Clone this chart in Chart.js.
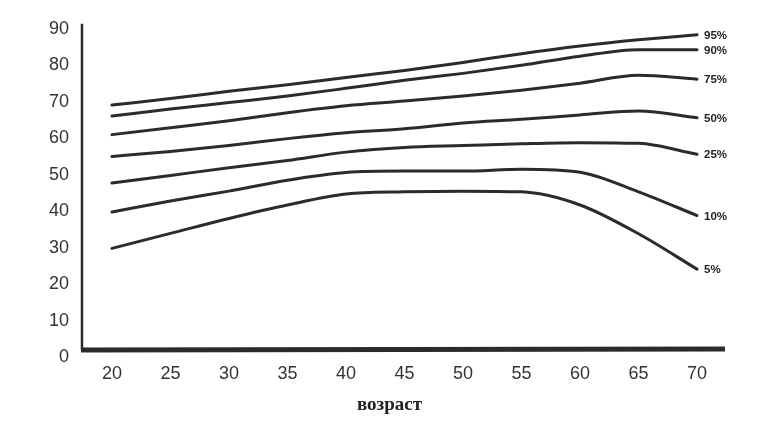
<!DOCTYPE html>
<html>
<head>
<meta charset="utf-8">
<script src="https://cdn.jsdelivr.net/npm/chart.js@4/dist/chart.umd.min.js"></script>
<style>
  html, body { margin: 0; padding: 0; background: #ffffff; }
  #wrap { width: 774px; height: 426px; position: relative; }
</style>
</head>
<body>
<div id="wrap"><canvas id="c" width="774" height="426"></canvas></div>
<script>
// ---- data ----
const ages = [20, 25, 30, 35, 40, 45, 50, 55, 60, 65, 70];
const p95 = [69.1, 70.9, 72.9, 74.7, 76.7, 78.6, 80.8, 83.2, 85.3, 87.0, 88.4];
const p90 = [66.1, 68.0, 69.8, 71.6, 73.7, 75.9, 77.8, 80.0, 82.5, 84.3, 84.3];
const p75 = [61.0, 62.9, 64.8, 67.0, 68.9, 70.2, 71.6, 73.2, 75.1, 77.3, 76.2];
const p50 = [55.0, 56.4, 58.0, 59.9, 61.5, 62.6, 64.2, 65.2, 66.4, 67.5, 65.6];
const p25 = [47.7, 49.8, 51.9, 53.9, 56.2, 57.5, 58.0, 58.5, 58.8, 58.6, 55.6];
const p10 = [39.8, 42.8, 45.5, 48.5, 50.6, 51.0, 51.0, 51.5, 50.7, 45.3, 38.8];
const p5  = [29.8, 33.9, 38.0, 41.7, 44.7, 45.3, 45.5, 45.3, 41.7, 33.8, 24.1];
const seriesLabels = ['95%', '90%', '75%', '50%', '25%', '10%', '5%'];
const seriesValues = [p95, p90, p75, p50, p25, p10, p5];
const xTicks = [20, 25, 30, 35, 40, 45, 50, 55, 60, 65, 70];
const yTicks = [0, 10, 20, 30, 40, 50, 60, 70, 80, 90];
const xTitle = 'возраст';

const INK = '#2b2b2b';

const datasets = seriesValues.map((vals, i) => ({
  label: seriesLabels[i],
  data: ages.map((a, j) => ({ x: a, y: vals[j] })),
  borderColor: INK,
  borderWidth: 3,
  pointRadius: 0,
  fill: false,
  cubicInterpolationMode: 'monotone',
  borderCapStyle: 'round'
}));

const decor = {
  id: 'decor',
  afterDatasetsDraw(chart) {
    const ctx = chart.ctx;
    const ca = chart.chartArea;
    const xs = chart.scales.x, ys = chart.scales.y;
    const axisY = ys.getPixelForValue(0) - 7;
    ctx.save();
    // y axis line
    ctx.strokeStyle = INK;
    ctx.lineWidth = 2.5;
    ctx.beginPath();
    ctx.moveTo(ca.left, ca.top);
    ctx.lineTo(ca.left, axisY);
    ctx.stroke();
    // thick x axis line
    ctx.lineWidth = 5;
    ctx.beginPath();
    ctx.moveTo(ca.left - 1, axisY);
    ctx.lineTo(ca.right, axisY - 1);
    ctx.stroke();
    // series end labels
    ctx.fillStyle = '#222';
    ctx.font = 'bold 11.5px "Liberation Sans", Arial, sans-serif';
    ctx.textAlign = 'left';
    ctx.textBaseline = 'middle';
    chart.data.datasets.forEach((ds, i) => {
      const meta = chart.getDatasetMeta(i);
      const pt = meta.data[meta.data.length - 1];
      ctx.fillText(ds.label, pt.x + 7, pt.y + 1);
    });
    // x axis title
    ctx.fillStyle = '#222';
    ctx.font = 'bold 19px "Liberation Serif", "Times New Roman", serif';
    ctx.textAlign = 'center';
    ctx.textBaseline = 'middle';
    const cx = (ca.left + xs.getPixelForValue(xTicks[xTicks.length - 1])) / 2;
    ctx.fillText(xTitle, cx, ca.bottom + 48);
    ctx.restore();
  }
};

new Chart(document.getElementById('c'), {
  type: 'line',
  data: { datasets },
  options: {
    responsive: false,
    animation: false,
    events: [],
    layout: { padding: { left: 0, right: 49, top: 20, bottom: 0 } },
    plugins: { legend: { display: false }, tooltip: { enabled: false } },
    scales: {
      x: {
        type: 'linear',
        min: 17.44,
        max: 72.39,
        border: { display: false },
        grid: { display: false, drawTicks: false },
        afterBuildTicks: (s) => { s.ticks = xTicks.map(v => ({ value: v })); },
        afterFit: (s) => { s.height = 69; },
        ticks: {
          color: '#333',
          padding: 6,
          maxRotation: 0,
          autoSkip: false,
          font: { family: '"Liberation Sans", Arial, sans-serif', size: 18 }
        }
      },
      y: {
        min: 0,
        max: 91.4,
        border: { display: false },
        grid: { display: false, drawTicks: false },
        afterBuildTicks: (s) => { s.ticks = yTicks.map(v => ({ value: v })); },
        afterFit: (s) => { s.width = 82; },
        ticks: {
          color: '#333',
          padding: 13,
          autoSkip: false,
          font: { family: '"Liberation Sans", Arial, sans-serif', size: 18 }
        }
      }
    }
  },
  plugins: [decor]
});
</script>
</body>
</html>
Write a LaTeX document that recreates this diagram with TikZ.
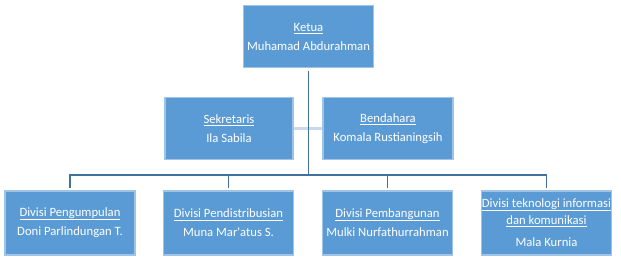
\documentclass[tikz,border=0pt]{standalone}
\usepackage{fontspec}
\setmainfont{Carlito}
\definecolor{boxblue}{RGB}{91,155,213}
\definecolor{boxedge}{RGB}{160,196,231}
\definecolor{linkblue}{RGB}{65,113,156}
\definecolor{assistblue}{RGB}{200,217,236}
\tikzset{
  unit/.style={rectangle, fill=boxblue, draw=boxedge, line width=0.8pt,
    text=white, align=center, inner sep=0pt,
    font=\fontsize{9.5}{12.5}\selectfont},
  link/.style={draw=linkblue, line width=0.9pt},
  assist/.style={draw=assistblue, line width=1.6pt}
}
% underline just under the baseline, whatever the letters
\newcommand{\garis}[1]{\underline{\smash{#1}}\vphantom{gj}}
\newcommand{\jabatan}[1]{\garis{#1}\\[1.5pt]}
\begin{document}
\begin{tikzpicture}[x=0.75pt,y=-0.75pt]
      \useasboundingbox (0,0) rectangle (621,259);
      \draw
        (308.5,36.5) node[unit, minimum width=98pt, minimum height=46pt] (ketua){\jabatan{Ketua}Muhamad Abdurahman}
        (229,128.5) node[unit, minimum width=96pt, minimum height=46pt] (sek){\jabatan{Sekretaris}Ila Sabila}
        (388,128.5) node[unit, minimum width=97.5pt, minimum height=46pt] (bend){\jabatan{Bendahara}Komala Rustianingsih}
        (70,223) node[unit, minimum width=97.5pt, minimum height=48pt] (d1){\jabatan{Divisi Pengumpulan}Doni Parlindungan T.}
        (228.5,223) node[unit, minimum width=97.5pt, minimum height=48pt] (d2){\jabatan{Divisi Pendistribusian}Muna Mar\textquotesingle atus S.}
        (387.5,223) node[unit, minimum width=97.5pt, minimum height=48pt] (d3){\jabatan{Divisi Pembangunan}Mulki Nurfathurrahman}
        (546.5,223) node[unit, minimum width=97.5pt, minimum height=48pt] (d4){\fontsize{9.5}{9}\selectfont\garis{Divisi teknologi informasi}\\\garis{dan komunikasi}\\[4pt]Mala Kurnia};
      \coordinate (bus) at (308.5,175);
      \begin{scope}[-]
        \draw[assist] (sek) to (bend);
        \draw[link, shorten <=2.5pt] (ketua) to (bus);
        \draw[link, shorten >=1.5pt] (bus) -| (d1);
        \draw[link, shorten >=1.5pt] (bus) -| (d2);
        \draw[link, shorten >=1.5pt] (bus) -| (d3);
        \draw[link, shorten >=1.5pt] (bus) -| (d4);
      \end{scope}
    \end{tikzpicture}
\end{document}
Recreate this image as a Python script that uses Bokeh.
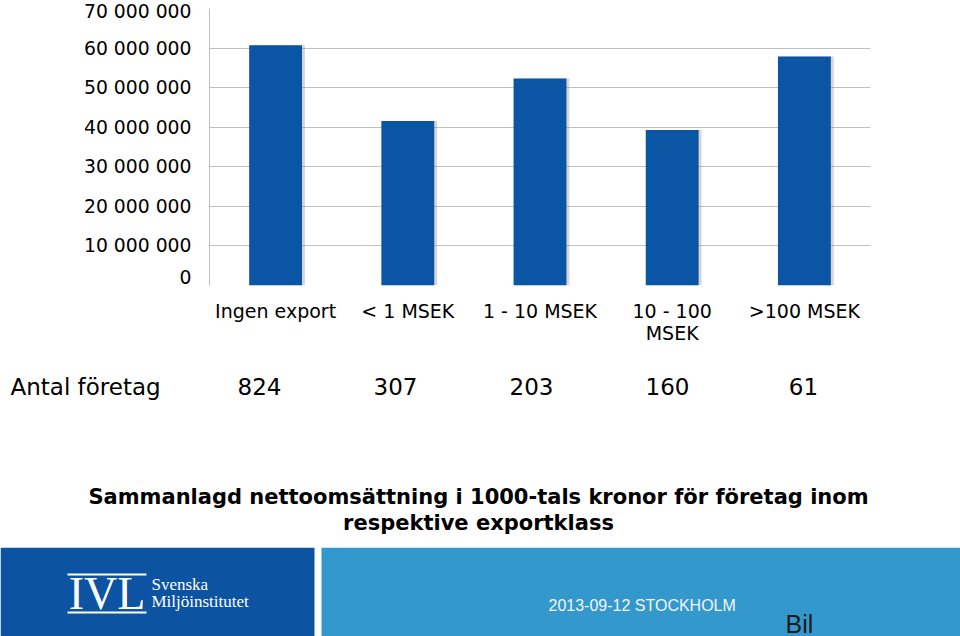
——————————
From start to finish, output the listing exactly, but omit its pictures.

Clone this chart in Chart.js.
<!DOCTYPE html>
<html>
<head>
<meta charset="utf-8">
<script src="https://cdn.jsdelivr.net/npm/chart.js@4/dist/chart.umd.min.js"></script>
<style>
  html, body { margin: 0; padding: 0; background: #ffffff; }
  #wrap { width: 774px; height: 426px; position: relative; }
</style>
</head>
<body>
<div id="wrap"><canvas id="c" width="774" height="426"></canvas></div>
<script>
// ---- data ----
const ages = [20, 25, 30, 35, 40, 45, 50, 55, 60, 65, 70];
const p95 = [69.1, 70.9, 72.9, 74.7, 76.7, 78.6, 80.8, 83.2, 85.3, 87.0, 88.4];
const p90 = [66.1, 68.0, 69.8, 71.6, 73.7, 75.9, 77.8, 80.0, 82.5, 84.3, 84.3];
const p75 = [61.0, 62.9, 64.8, 67.0, 68.9, 70.2, 71.6, 73.2, 75.1, 77.3, 76.2];
const p50 = [55.0, 56.4, 58.0, 59.9, 61.5, 62.6, 64.2, 65.2, 66.4, 67.5, 65.6];
const p25 = [47.7, 49.8, 51.9, 53.9, 56.2, 57.5, 58.0, 58.5, 58.8, 58.6, 55.6];
const p10 = [39.8, 42.8, 45.5, 48.5, 50.6, 51.0, 51.0, 51.5, 50.7, 45.3, 38.8];
const p5  = [29.8, 33.9, 38.0, 41.7, 44.7, 45.3, 45.5, 45.3, 41.7, 33.8, 24.1];
const seriesLabels = ['95%', '90%', '75%', '50%', '25%', '10%', '5%'];
const seriesValues = [p95, p90, p75, p50, p25, p10, p5];
const xTicks = [20, 25, 30, 35, 40, 45, 50, 55, 60, 65, 70];
const yTicks = [0, 10, 20, 30, 40, 50, 60, 70, 80, 90];
const xTitle = 'возраст';

const INK = '#2b2b2b';

const datasets = seriesValues.map((vals, i) => ({
  label: seriesLabels[i],
  data: ages.map((a, j) => ({ x: a, y: vals[j] })),
  borderColor: INK,
  borderWidth: 3,
  pointRadius: 0,
  fill: false,
  cubicInterpolationMode: 'monotone',
  borderCapStyle: 'round'
}));

const decor = {
  id: 'decor',
  afterDatasetsDraw(chart) {
    const ctx = chart.ctx;
    const ca = chart.chartArea;
    const xs = chart.scales.x, ys = chart.scales.y;
    const axisY = ys.getPixelForValue(0) - 7;
    ctx.save();
    // y axis line
    ctx.strokeStyle = INK;
    ctx.lineWidth = 2.5;
    ctx.beginPath();
    ctx.moveTo(ca.left, ca.top);
    ctx.lineTo(ca.left, axisY);
    ctx.stroke();
    // thick x axis line
    ctx.lineWidth = 5;
    ctx.beginPath();
    ctx.moveTo(ca.left - 1, axisY);
    ctx.lineTo(ca.right, axisY - 1);
    ctx.stroke();
    // series end labels
    ctx.fillStyle = '#222';
    ctx.font = 'bold 11.5px "Liberation Sans", Arial, sans-serif';
    ctx.textAlign = 'left';
    ctx.textBaseline = 'middle';
    chart.data.datasets.forEach((ds, i) => {
      const meta = chart.getDatasetMeta(i);
      const pt = meta.data[meta.data.length - 1];
      ctx.fillText(ds.label, pt.x + 7, pt.y + 1);
    });
    // x axis title
    ctx.fillStyle = '#222';
    ctx.font = 'bold 19px "Liberation Serif", "Times New Roman", serif';
    ctx.textAlign = 'center';
    ctx.textBaseline = 'middle';
    const cx = (ca.left + xs.getPixelForValue(xTicks[xTicks.length - 1])) / 2;
    ctx.fillText(xTitle, cx, ca.bottom + 48);
    ctx.restore();
  }
};

new Chart(document.getElementById('c'), {
  type: 'line',
  data: { datasets },
  options: {
    responsive: false,
    animation: false,
    events: [],
    layout: { padding: { left: 0, right: 49, top: 20, bottom: 0 } },
    plugins: { legend: { display: false }, tooltip: { enabled: false } },
    scales: {
      x: {
        type: 'linear',
        min: 17.44,
        max: 72.39,
        border: { display: false },
        grid: { display: false, drawTicks: false },
        afterBuildTicks: (s) => { s.ticks = xTicks.map(v => ({ value: v })); },
        afterFit: (s) => { s.height = 69; },
        ticks: {
          color: '#333',
          padding: 6,
          maxRotation: 0,
          autoSkip: false,
          font: { family: '"Liberation Sans", Arial, sans-serif', size: 18 }
        }
      },
      y: {
        min: 0,
        max: 91.4,
        border: { display: false },
        grid: { display: false, drawTicks: false },
        afterBuildTicks: (s) => { s.ticks = yTicks.map(v => ({ value: v })); },
        afterFit: (s) => { s.width = 82; },
        ticks: {
          color: '#333',
          padding: 13,
          autoSkip: false,
          font: { family: '"Liberation Sans", Arial, sans-serif', size: 18 }
        }
      }
    }
  },
  plugins: [decor]
});
</script>
</body>
</html>
Write a LaTeX document that recreates this diagram with TikZ.
\documentclass[tikz,border=0pt]{standalone}
\usepackage{fontspec}
\setmainfont{Carlito}
\definecolor{boxblue}{RGB}{91,155,213}
\definecolor{boxedge}{RGB}{160,196,231}
\definecolor{linkblue}{RGB}{65,113,156}
\definecolor{assistblue}{RGB}{200,217,236}
\tikzset{
  unit/.style={rectangle, fill=boxblue, draw=boxedge, line width=0.8pt,
    text=white, align=center, inner sep=0pt,
    font=\fontsize{9.5}{12.5}\selectfont},
  link/.style={draw=linkblue, line width=0.9pt},
  assist/.style={draw=assistblue, line width=1.6pt}
}
% underline just under the baseline, whatever the letters
\newcommand{\garis}[1]{\underline{\smash{#1}}\vphantom{gj}}
\newcommand{\jabatan}[1]{\garis{#1}\\[1.5pt]}
\begin{document}
\begin{tikzpicture}[x=0.75pt,y=-0.75pt]
      \useasboundingbox (0,0) rectangle (621,259);
      \draw
        (308.5,36.5) node[unit, minimum width=98pt, minimum height=46pt] (ketua){\jabatan{Ketua}Muhamad Abdurahman}
        (229,128.5) node[unit, minimum width=96pt, minimum height=46pt] (sek){\jabatan{Sekretaris}Ila Sabila}
        (388,128.5) node[unit, minimum width=97.5pt, minimum height=46pt] (bend){\jabatan{Bendahara}Komala Rustianingsih}
        (70,223) node[unit, minimum width=97.5pt, minimum height=48pt] (d1){\jabatan{Divisi Pengumpulan}Doni Parlindungan T.}
        (228.5,223) node[unit, minimum width=97.5pt, minimum height=48pt] (d2){\jabatan{Divisi Pendistribusian}Muna Mar\textquotesingle atus S.}
        (387.5,223) node[unit, minimum width=97.5pt, minimum height=48pt] (d3){\jabatan{Divisi Pembangunan}Mulki Nurfathurrahman}
        (546.5,223) node[unit, minimum width=97.5pt, minimum height=48pt] (d4){\fontsize{9.5}{9}\selectfont\garis{Divisi teknologi informasi}\\\garis{dan komunikasi}\\[4pt]Mala Kurnia};
      \coordinate (bus) at (308.5,175);
      \begin{scope}[-]
        \draw[assist] (sek) to (bend);
        \draw[link, shorten <=2.5pt] (ketua) to (bus);
        \draw[link, shorten >=1.5pt] (bus) -| (d1);
        \draw[link, shorten >=1.5pt] (bus) -| (d2);
        \draw[link, shorten >=1.5pt] (bus) -| (d3);
        \draw[link, shorten >=1.5pt] (bus) -| (d4);
      \end{scope}
    \end{tikzpicture}
\end{document}
Recreate this image as a Python script that uses Bokeh.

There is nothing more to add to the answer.